AVAILABLE DATA »

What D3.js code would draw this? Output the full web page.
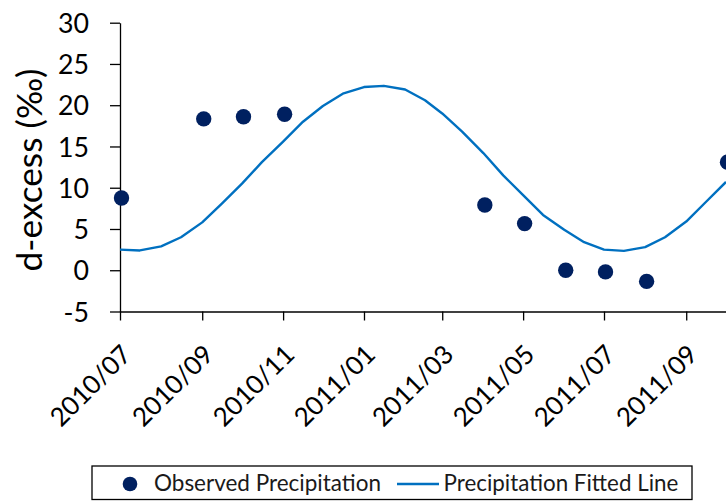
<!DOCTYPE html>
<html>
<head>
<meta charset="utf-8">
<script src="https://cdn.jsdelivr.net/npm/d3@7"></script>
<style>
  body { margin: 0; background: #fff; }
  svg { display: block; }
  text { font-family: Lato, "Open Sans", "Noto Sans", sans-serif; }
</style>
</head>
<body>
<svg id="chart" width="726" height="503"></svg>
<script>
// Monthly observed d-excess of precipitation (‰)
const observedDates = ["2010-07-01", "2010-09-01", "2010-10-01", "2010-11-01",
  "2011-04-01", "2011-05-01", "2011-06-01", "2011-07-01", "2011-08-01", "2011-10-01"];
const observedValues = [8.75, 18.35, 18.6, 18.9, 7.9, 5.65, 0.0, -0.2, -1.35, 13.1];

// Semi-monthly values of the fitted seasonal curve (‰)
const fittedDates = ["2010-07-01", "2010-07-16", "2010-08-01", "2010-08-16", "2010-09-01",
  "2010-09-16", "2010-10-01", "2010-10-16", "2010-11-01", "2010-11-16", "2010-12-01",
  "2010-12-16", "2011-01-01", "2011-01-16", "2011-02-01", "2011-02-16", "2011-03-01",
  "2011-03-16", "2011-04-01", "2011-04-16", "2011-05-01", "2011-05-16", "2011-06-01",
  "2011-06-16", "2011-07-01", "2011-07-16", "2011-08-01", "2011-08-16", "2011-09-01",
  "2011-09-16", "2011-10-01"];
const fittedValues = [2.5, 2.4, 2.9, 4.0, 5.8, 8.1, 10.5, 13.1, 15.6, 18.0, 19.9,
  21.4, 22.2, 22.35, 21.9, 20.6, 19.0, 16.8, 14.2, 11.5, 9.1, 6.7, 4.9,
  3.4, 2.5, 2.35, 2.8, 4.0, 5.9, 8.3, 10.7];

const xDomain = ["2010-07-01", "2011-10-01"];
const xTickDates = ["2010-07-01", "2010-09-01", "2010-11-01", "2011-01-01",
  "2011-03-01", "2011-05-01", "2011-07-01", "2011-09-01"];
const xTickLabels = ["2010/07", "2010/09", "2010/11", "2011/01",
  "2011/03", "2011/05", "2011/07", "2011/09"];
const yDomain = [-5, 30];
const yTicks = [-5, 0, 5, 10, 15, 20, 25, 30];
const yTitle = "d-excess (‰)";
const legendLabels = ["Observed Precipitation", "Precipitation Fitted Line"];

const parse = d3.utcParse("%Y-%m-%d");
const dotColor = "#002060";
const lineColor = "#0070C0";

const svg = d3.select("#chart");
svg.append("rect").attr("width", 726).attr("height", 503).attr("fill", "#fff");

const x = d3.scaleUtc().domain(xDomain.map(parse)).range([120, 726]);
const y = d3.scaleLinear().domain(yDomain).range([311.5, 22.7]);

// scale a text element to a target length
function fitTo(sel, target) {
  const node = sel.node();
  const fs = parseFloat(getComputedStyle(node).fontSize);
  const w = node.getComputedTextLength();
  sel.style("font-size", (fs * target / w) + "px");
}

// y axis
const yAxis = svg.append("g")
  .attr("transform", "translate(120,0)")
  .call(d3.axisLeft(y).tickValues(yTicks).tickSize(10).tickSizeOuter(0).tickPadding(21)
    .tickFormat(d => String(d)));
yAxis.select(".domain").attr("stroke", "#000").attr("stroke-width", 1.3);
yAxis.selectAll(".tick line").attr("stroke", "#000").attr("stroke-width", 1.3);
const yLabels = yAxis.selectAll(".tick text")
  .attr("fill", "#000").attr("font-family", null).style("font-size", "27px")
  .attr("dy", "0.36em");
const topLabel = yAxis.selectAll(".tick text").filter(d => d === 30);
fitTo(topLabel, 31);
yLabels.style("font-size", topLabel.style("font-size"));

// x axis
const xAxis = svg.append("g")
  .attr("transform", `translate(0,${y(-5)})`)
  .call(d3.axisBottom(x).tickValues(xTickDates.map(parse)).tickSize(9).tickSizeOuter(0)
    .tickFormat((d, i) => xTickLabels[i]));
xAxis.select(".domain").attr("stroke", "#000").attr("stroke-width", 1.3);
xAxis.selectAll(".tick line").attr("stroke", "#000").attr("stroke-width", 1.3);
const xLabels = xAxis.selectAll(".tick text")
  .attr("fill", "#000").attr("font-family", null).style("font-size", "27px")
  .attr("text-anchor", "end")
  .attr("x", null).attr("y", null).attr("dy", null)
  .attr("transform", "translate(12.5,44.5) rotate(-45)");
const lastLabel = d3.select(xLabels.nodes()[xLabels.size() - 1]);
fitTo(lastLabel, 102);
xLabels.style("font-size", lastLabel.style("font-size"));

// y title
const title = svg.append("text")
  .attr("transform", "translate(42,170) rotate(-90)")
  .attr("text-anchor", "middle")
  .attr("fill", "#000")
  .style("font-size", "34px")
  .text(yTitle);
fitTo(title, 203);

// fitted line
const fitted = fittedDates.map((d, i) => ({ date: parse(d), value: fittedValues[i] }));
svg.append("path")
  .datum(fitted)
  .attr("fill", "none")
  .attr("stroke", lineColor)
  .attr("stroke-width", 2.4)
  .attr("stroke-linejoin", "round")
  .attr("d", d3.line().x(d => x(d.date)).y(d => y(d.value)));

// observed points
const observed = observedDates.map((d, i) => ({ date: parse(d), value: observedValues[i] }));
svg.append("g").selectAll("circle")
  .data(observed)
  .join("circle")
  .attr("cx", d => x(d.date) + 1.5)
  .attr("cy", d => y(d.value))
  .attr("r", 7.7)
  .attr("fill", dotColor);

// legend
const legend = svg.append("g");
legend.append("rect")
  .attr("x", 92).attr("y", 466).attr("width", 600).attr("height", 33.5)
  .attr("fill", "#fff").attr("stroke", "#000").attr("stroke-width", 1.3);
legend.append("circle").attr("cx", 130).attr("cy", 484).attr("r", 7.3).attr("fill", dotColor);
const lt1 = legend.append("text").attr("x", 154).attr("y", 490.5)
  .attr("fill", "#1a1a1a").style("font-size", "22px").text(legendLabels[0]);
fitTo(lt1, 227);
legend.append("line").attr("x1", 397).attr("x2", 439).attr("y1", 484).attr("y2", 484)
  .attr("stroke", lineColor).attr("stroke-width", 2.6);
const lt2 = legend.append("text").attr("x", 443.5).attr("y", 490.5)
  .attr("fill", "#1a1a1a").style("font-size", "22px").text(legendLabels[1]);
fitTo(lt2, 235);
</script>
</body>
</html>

WHAT YOU WILL DO » Copy out every line of the material above exactly, skipping the pictures.

ANSWER TO THIS EXERCISE »
What D3.js code would draw this? Output the full web page.
<!DOCTYPE html>
<html>
<head>
<meta charset="utf-8">
<script src="https://cdn.jsdelivr.net/npm/d3@7"></script>
<style>
  body { margin: 0; background: #fff; }
  svg { display: block; }
  text { font-family: Lato, "Open Sans", "Noto Sans", sans-serif; }
</style>
</head>
<body>
<svg id="chart" width="726" height="503"></svg>
<script>
// Monthly observed d-excess of precipitation (‰)
const observedDates = ["2010-07-01", "2010-09-01", "2010-10-01", "2010-11-01",
  "2011-04-01", "2011-05-01", "2011-06-01", "2011-07-01", "2011-08-01", "2011-10-01"];
const observedValues = [8.75, 18.35, 18.6, 18.9, 7.9, 5.65, 0.0, -0.2, -1.35, 13.1];

// Semi-monthly values of the fitted seasonal curve (‰)
const fittedDates = ["2010-07-01", "2010-07-16", "2010-08-01", "2010-08-16", "2010-09-01",
  "2010-09-16", "2010-10-01", "2010-10-16", "2010-11-01", "2010-11-16", "2010-12-01",
  "2010-12-16", "2011-01-01", "2011-01-16", "2011-02-01", "2011-02-16", "2011-03-01",
  "2011-03-16", "2011-04-01", "2011-04-16", "2011-05-01", "2011-05-16", "2011-06-01",
  "2011-06-16", "2011-07-01", "2011-07-16", "2011-08-01", "2011-08-16", "2011-09-01",
  "2011-09-16", "2011-10-01"];
const fittedValues = [2.5, 2.4, 2.9, 4.0, 5.8, 8.1, 10.5, 13.1, 15.6, 18.0, 19.9,
  21.4, 22.2, 22.35, 21.9, 20.6, 19.0, 16.8, 14.2, 11.5, 9.1, 6.7, 4.9,
  3.4, 2.5, 2.35, 2.8, 4.0, 5.9, 8.3, 10.7];

const xDomain = ["2010-07-01", "2011-10-01"];
const xTickDates = ["2010-07-01", "2010-09-01", "2010-11-01", "2011-01-01",
  "2011-03-01", "2011-05-01", "2011-07-01", "2011-09-01"];
const xTickLabels = ["2010/07", "2010/09", "2010/11", "2011/01",
  "2011/03", "2011/05", "2011/07", "2011/09"];
const yDomain = [-5, 30];
const yTicks = [-5, 0, 5, 10, 15, 20, 25, 30];
const yTitle = "d-excess (‰)";
const legendLabels = ["Observed Precipitation", "Precipitation Fitted Line"];

const parse = d3.utcParse("%Y-%m-%d");
const dotColor = "#002060";
const lineColor = "#0070C0";

const svg = d3.select("#chart");
svg.append("rect").attr("width", 726).attr("height", 503).attr("fill", "#fff");

const x = d3.scaleUtc().domain(xDomain.map(parse)).range([120, 726]);
const y = d3.scaleLinear().domain(yDomain).range([311.5, 22.7]);

// scale a text element to a target length
function fitTo(sel, target) {
  const node = sel.node();
  const fs = parseFloat(getComputedStyle(node).fontSize);
  const w = node.getComputedTextLength();
  sel.style("font-size", (fs * target / w) + "px");
}

// y axis
const yAxis = svg.append("g")
  .attr("transform", "translate(120,0)")
  .call(d3.axisLeft(y).tickValues(yTicks).tickSize(10).tickSizeOuter(0).tickPadding(21)
    .tickFormat(d => String(d)));
yAxis.select(".domain").attr("stroke", "#000").attr("stroke-width", 1.3);
yAxis.selectAll(".tick line").attr("stroke", "#000").attr("stroke-width", 1.3);
const yLabels = yAxis.selectAll(".tick text")
  .attr("fill", "#000").attr("font-family", null).style("font-size", "27px")
  .attr("dy", "0.36em");
const topLabel = yAxis.selectAll(".tick text").filter(d => d === 30);
fitTo(topLabel, 31);
yLabels.style("font-size", topLabel.style("font-size"));

// x axis
const xAxis = svg.append("g")
  .attr("transform", `translate(0,${y(-5)})`)
  .call(d3.axisBottom(x).tickValues(xTickDates.map(parse)).tickSize(9).tickSizeOuter(0)
    .tickFormat((d, i) => xTickLabels[i]));
xAxis.select(".domain").attr("stroke", "#000").attr("stroke-width", 1.3);
xAxis.selectAll(".tick line").attr("stroke", "#000").attr("stroke-width", 1.3);
const xLabels = xAxis.selectAll(".tick text")
  .attr("fill", "#000").attr("font-family", null).style("font-size", "27px")
  .attr("text-anchor", "end")
  .attr("x", null).attr("y", null).attr("dy", null)
  .attr("transform", "translate(12.5,44.5) rotate(-45)");
const lastLabel = d3.select(xLabels.nodes()[xLabels.size() - 1]);
fitTo(lastLabel, 102);
xLabels.style("font-size", lastLabel.style("font-size"));

// y title
const title = svg.append("text")
  .attr("transform", "translate(42,170) rotate(-90)")
  .attr("text-anchor", "middle")
  .attr("fill", "#000")
  .style("font-size", "34px")
  .text(yTitle);
fitTo(title, 203);

// fitted line
const fitted = fittedDates.map((d, i) => ({ date: parse(d), value: fittedValues[i] }));
svg.append("path")
  .datum(fitted)
  .attr("fill", "none")
  .attr("stroke", lineColor)
  .attr("stroke-width", 2.4)
  .attr("stroke-linejoin", "round")
  .attr("d", d3.line().x(d => x(d.date)).y(d => y(d.value)));

// observed points
const observed = observedDates.map((d, i) => ({ date: parse(d), value: observedValues[i] }));
svg.append("g").selectAll("circle")
  .data(observed)
  .join("circle")
  .attr("cx", d => x(d.date) + 1.5)
  .attr("cy", d => y(d.value))
  .attr("r", 7.7)
  .attr("fill", dotColor);

// legend
const legend = svg.append("g");
legend.append("rect")
  .attr("x", 92).attr("y", 466).attr("width", 600).attr("height", 33.5)
  .attr("fill", "#fff").attr("stroke", "#000").attr("stroke-width", 1.3);
legend.append("circle").attr("cx", 130).attr("cy", 484).attr("r", 7.3).attr("fill", dotColor);
const lt1 = legend.append("text").attr("x", 154).attr("y", 490.5)
  .attr("fill", "#1a1a1a").style("font-size", "22px").text(legendLabels[0]);
fitTo(lt1, 227);
legend.append("line").attr("x1", 397).attr("x2", 439).attr("y1", 484).attr("y2", 484)
  .attr("stroke", lineColor).attr("stroke-width", 2.6);
const lt2 = legend.append("text").attr("x", 443.5).attr("y", 490.5)
  .attr("fill", "#1a1a1a").style("font-size", "22px").text(legendLabels[1]);
fitTo(lt2, 235);
</script>
</body>
</html>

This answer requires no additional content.